WHAT TO WORK ON: Return only the lines between the line holding "Generate a Python" and the line holding "return (H - B - y) / ph", the two boundary lines included, exactly as they appear.

DATA SECTION:
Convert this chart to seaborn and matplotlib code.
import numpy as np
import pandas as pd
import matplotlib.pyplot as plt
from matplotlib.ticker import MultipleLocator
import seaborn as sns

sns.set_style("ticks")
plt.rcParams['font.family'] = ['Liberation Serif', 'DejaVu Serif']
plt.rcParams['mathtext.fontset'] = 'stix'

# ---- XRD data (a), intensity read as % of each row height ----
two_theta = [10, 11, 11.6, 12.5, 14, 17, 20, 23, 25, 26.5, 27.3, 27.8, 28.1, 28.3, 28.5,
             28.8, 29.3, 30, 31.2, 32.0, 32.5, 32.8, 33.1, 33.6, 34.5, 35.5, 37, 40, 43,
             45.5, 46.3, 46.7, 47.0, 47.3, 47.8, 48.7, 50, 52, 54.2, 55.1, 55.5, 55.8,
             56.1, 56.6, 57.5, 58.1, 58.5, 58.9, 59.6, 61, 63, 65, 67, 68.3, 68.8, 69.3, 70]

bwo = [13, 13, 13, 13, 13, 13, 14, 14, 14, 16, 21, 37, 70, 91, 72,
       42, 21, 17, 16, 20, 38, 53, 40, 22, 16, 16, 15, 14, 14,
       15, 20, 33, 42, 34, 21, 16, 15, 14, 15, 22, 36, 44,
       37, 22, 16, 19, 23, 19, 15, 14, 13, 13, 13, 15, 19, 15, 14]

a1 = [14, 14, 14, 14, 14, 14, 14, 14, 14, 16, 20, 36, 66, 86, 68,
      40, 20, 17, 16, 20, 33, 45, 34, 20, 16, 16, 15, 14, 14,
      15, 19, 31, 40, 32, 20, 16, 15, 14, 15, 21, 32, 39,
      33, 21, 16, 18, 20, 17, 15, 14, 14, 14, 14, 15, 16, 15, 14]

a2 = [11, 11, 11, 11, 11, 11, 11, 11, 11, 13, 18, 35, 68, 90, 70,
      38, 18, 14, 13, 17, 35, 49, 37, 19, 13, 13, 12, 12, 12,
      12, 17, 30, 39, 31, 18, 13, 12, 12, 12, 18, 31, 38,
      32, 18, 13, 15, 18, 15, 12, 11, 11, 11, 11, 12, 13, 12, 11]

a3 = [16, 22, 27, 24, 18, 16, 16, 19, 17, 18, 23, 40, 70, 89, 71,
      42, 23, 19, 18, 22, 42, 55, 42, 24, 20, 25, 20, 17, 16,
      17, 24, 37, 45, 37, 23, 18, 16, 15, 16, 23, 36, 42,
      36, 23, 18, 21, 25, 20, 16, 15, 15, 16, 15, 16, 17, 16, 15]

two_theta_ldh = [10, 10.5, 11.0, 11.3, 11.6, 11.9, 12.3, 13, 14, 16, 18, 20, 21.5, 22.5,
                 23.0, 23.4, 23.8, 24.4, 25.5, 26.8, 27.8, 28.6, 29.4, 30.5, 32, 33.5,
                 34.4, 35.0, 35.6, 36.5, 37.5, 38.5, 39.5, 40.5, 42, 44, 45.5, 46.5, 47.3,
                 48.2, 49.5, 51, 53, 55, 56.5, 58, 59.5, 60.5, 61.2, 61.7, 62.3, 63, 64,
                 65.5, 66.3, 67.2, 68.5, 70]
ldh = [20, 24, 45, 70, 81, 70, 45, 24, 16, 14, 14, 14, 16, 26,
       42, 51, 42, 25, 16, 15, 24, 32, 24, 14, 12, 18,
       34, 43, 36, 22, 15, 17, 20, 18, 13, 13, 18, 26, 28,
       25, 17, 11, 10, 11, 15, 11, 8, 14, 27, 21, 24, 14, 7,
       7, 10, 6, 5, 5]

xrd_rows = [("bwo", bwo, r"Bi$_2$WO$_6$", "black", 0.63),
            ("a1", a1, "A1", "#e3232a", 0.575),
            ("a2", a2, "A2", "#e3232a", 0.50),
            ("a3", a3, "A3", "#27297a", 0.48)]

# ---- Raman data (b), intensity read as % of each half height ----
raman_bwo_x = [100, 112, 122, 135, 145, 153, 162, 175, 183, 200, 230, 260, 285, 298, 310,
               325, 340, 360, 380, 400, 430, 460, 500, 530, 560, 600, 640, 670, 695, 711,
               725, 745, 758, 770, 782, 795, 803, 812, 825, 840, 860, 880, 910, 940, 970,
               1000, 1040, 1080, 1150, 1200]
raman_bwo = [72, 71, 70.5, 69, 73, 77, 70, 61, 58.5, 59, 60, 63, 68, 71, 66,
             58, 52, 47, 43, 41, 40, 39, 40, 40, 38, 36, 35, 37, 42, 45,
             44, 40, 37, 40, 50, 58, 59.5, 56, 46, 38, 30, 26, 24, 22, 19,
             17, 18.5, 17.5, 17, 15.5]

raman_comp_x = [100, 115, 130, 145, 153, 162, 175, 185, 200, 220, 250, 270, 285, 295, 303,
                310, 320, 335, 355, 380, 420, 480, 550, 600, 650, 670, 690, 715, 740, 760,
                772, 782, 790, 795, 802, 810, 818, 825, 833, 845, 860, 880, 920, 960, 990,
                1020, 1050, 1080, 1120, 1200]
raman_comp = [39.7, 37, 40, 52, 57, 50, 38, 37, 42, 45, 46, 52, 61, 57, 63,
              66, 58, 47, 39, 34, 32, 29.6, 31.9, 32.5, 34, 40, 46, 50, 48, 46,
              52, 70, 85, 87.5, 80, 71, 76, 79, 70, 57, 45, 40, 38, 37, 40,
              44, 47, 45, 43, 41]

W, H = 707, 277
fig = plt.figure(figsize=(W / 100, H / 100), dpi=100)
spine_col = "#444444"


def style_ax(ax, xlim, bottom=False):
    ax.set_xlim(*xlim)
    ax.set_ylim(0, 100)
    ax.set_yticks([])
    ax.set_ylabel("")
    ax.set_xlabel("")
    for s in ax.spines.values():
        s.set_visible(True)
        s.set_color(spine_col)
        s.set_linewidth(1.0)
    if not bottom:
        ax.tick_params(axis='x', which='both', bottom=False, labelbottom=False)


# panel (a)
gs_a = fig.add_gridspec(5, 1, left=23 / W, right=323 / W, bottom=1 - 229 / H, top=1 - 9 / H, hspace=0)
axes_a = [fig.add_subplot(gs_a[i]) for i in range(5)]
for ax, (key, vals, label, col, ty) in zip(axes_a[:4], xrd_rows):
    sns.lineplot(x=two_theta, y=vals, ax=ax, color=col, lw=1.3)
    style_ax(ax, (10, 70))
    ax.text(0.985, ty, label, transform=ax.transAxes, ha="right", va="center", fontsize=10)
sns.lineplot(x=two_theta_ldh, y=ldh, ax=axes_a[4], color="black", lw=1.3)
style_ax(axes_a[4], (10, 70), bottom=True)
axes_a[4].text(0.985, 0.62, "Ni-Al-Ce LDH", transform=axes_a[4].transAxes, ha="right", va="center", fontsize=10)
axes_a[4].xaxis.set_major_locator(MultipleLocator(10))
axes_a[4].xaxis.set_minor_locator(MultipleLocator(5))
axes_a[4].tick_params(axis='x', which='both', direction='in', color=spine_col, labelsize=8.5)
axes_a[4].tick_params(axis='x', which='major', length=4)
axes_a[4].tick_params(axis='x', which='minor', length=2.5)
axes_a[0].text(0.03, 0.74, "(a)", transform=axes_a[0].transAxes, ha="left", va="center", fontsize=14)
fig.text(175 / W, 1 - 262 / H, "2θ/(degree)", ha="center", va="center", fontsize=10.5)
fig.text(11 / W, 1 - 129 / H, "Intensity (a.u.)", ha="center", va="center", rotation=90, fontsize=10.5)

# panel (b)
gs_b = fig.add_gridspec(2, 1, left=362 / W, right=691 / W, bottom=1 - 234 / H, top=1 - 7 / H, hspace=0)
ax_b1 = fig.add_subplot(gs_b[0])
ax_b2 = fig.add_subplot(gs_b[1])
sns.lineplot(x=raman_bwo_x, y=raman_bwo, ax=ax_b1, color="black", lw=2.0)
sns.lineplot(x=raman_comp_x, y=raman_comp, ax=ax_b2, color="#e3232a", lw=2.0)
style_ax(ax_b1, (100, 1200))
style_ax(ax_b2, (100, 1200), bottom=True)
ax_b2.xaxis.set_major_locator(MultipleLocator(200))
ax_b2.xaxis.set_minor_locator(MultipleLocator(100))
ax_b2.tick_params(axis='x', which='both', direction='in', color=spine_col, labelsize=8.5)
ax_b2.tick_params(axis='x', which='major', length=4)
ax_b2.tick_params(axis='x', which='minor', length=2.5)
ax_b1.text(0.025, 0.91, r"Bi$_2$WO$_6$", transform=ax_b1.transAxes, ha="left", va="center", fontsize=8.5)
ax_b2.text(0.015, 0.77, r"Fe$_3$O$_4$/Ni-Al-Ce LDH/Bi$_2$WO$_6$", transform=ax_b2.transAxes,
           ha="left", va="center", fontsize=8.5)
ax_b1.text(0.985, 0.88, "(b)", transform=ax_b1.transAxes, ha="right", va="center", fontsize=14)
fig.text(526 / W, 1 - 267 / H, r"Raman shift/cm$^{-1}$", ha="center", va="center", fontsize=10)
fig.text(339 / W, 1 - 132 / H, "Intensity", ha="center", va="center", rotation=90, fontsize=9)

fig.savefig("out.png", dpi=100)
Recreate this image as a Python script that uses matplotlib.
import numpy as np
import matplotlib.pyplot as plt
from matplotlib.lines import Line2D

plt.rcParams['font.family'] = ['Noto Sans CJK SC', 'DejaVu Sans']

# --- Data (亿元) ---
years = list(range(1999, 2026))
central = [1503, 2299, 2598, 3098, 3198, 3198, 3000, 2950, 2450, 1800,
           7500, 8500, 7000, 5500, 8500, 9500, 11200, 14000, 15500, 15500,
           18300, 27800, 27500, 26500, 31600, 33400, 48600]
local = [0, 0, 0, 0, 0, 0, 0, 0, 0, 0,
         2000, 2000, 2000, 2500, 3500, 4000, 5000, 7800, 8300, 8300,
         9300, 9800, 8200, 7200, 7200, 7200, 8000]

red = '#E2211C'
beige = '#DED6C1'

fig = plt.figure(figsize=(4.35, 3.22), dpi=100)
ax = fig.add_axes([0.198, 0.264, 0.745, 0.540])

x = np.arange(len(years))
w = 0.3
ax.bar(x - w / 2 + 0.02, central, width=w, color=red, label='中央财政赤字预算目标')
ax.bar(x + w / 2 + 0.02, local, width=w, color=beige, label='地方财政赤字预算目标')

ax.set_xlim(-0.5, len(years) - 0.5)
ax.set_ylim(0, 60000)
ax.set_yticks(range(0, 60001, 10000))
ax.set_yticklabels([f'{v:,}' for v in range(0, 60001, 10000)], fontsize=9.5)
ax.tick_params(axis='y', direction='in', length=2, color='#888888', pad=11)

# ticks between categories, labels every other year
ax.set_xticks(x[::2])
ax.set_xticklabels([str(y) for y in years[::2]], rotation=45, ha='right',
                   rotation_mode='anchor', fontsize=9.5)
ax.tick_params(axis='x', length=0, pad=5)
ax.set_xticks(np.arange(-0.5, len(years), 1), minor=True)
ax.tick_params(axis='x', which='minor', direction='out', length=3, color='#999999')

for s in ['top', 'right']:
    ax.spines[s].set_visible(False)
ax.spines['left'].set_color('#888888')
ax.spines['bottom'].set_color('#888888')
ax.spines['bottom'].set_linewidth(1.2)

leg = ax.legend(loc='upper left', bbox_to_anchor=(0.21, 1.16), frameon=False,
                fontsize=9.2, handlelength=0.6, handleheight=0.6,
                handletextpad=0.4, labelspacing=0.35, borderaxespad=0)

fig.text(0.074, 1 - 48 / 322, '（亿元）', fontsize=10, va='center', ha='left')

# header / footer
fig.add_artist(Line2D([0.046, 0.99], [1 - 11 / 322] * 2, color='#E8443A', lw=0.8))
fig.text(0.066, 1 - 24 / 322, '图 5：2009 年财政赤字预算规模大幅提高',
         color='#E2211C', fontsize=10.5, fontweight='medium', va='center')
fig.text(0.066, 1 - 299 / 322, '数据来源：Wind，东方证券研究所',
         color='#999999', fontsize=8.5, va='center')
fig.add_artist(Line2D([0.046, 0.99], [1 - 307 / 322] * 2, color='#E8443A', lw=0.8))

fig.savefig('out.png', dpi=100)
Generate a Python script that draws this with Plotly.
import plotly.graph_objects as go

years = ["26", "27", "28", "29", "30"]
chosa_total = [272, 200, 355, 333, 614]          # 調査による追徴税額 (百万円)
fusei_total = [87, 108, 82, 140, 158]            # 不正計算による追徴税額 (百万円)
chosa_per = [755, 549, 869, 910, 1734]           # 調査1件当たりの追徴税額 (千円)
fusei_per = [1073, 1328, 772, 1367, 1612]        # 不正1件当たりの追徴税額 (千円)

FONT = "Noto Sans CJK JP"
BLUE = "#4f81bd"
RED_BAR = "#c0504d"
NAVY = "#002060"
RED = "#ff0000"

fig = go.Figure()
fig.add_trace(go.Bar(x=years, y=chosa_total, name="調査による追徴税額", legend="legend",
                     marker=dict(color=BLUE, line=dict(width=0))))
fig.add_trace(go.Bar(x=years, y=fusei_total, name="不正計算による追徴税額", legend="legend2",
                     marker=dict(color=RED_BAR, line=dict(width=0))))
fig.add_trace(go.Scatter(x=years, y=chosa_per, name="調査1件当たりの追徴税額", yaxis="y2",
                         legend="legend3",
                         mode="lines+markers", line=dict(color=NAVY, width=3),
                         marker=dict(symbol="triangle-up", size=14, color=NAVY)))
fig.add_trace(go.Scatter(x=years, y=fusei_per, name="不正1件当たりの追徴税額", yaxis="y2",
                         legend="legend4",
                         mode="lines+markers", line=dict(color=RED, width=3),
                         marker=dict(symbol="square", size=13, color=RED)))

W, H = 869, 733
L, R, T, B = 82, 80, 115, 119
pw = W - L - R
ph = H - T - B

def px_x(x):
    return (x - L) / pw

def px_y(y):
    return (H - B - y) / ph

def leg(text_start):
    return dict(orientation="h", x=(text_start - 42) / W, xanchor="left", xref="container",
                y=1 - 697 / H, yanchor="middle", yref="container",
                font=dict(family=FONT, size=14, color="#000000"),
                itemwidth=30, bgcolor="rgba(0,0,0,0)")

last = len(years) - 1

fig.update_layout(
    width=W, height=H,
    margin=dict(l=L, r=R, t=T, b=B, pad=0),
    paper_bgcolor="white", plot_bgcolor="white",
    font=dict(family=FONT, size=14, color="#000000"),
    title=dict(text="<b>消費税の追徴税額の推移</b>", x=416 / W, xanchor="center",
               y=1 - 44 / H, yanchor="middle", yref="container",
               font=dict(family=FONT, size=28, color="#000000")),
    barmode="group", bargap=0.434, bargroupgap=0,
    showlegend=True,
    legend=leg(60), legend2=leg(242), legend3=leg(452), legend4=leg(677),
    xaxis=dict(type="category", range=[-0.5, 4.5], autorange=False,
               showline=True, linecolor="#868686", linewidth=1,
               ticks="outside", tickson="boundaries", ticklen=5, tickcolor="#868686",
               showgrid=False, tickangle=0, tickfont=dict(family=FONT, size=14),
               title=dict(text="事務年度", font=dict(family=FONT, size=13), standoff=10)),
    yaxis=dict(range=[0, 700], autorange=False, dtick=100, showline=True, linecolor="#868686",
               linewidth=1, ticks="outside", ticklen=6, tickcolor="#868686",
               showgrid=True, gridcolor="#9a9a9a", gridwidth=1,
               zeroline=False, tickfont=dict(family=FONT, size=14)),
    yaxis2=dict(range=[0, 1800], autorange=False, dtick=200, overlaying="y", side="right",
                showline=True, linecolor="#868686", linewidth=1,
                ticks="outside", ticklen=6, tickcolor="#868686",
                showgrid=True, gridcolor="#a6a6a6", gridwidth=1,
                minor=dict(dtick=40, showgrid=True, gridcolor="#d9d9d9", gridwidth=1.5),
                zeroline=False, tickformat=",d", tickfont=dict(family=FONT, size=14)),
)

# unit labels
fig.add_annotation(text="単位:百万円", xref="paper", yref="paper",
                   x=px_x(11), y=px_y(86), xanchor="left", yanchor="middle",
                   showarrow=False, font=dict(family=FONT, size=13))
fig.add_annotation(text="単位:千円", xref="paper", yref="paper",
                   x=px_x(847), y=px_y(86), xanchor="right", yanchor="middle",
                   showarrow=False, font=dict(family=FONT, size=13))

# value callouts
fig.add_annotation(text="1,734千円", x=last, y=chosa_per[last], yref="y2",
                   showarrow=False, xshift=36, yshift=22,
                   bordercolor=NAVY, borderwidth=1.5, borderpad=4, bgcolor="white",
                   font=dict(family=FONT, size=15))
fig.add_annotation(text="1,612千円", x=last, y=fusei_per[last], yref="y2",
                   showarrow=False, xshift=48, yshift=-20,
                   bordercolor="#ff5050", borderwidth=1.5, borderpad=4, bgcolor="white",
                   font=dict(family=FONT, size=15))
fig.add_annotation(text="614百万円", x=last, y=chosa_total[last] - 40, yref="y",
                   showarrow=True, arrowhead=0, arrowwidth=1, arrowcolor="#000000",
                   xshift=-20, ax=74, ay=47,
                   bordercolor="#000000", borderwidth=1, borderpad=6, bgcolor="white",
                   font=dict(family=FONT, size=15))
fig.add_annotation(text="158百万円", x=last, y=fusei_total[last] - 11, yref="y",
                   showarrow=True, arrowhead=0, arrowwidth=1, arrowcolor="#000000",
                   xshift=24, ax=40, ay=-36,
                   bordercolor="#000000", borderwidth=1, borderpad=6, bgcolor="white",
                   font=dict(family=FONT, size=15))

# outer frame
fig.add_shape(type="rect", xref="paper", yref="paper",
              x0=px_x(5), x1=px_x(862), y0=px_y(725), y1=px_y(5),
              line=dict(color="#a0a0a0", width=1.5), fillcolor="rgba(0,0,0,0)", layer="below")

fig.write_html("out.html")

FINAL RESULT:
Generate a Python script that draws this with Plotly.
import plotly.graph_objects as go

years = ["26", "27", "28", "29", "30"]
chosa_total = [272, 200, 355, 333, 614]          # 調査による追徴税額 (百万円)
fusei_total = [87, 108, 82, 140, 158]            # 不正計算による追徴税額 (百万円)
chosa_per = [755, 549, 869, 910, 1734]           # 調査1件当たりの追徴税額 (千円)
fusei_per = [1073, 1328, 772, 1367, 1612]        # 不正1件当たりの追徴税額 (千円)

FONT = "Noto Sans CJK JP"
BLUE = "#4f81bd"
RED_BAR = "#c0504d"
NAVY = "#002060"
RED = "#ff0000"

fig = go.Figure()
fig.add_trace(go.Bar(x=years, y=chosa_total, name="調査による追徴税額", legend="legend",
                     marker=dict(color=BLUE, line=dict(width=0))))
fig.add_trace(go.Bar(x=years, y=fusei_total, name="不正計算による追徴税額", legend="legend2",
                     marker=dict(color=RED_BAR, line=dict(width=0))))
fig.add_trace(go.Scatter(x=years, y=chosa_per, name="調査1件当たりの追徴税額", yaxis="y2",
                         legend="legend3",
                         mode="lines+markers", line=dict(color=NAVY, width=3),
                         marker=dict(symbol="triangle-up", size=14, color=NAVY)))
fig.add_trace(go.Scatter(x=years, y=fusei_per, name="不正1件当たりの追徴税額", yaxis="y2",
                         legend="legend4",
                         mode="lines+markers", line=dict(color=RED, width=3),
                         marker=dict(symbol="square", size=13, color=RED)))

W, H = 869, 733
L, R, T, B = 82, 80, 115, 119
pw = W - L - R
ph = H - T - B

def px_x(x):
    return (x - L) / pw

def px_y(y):
    return (H - B - y) / ph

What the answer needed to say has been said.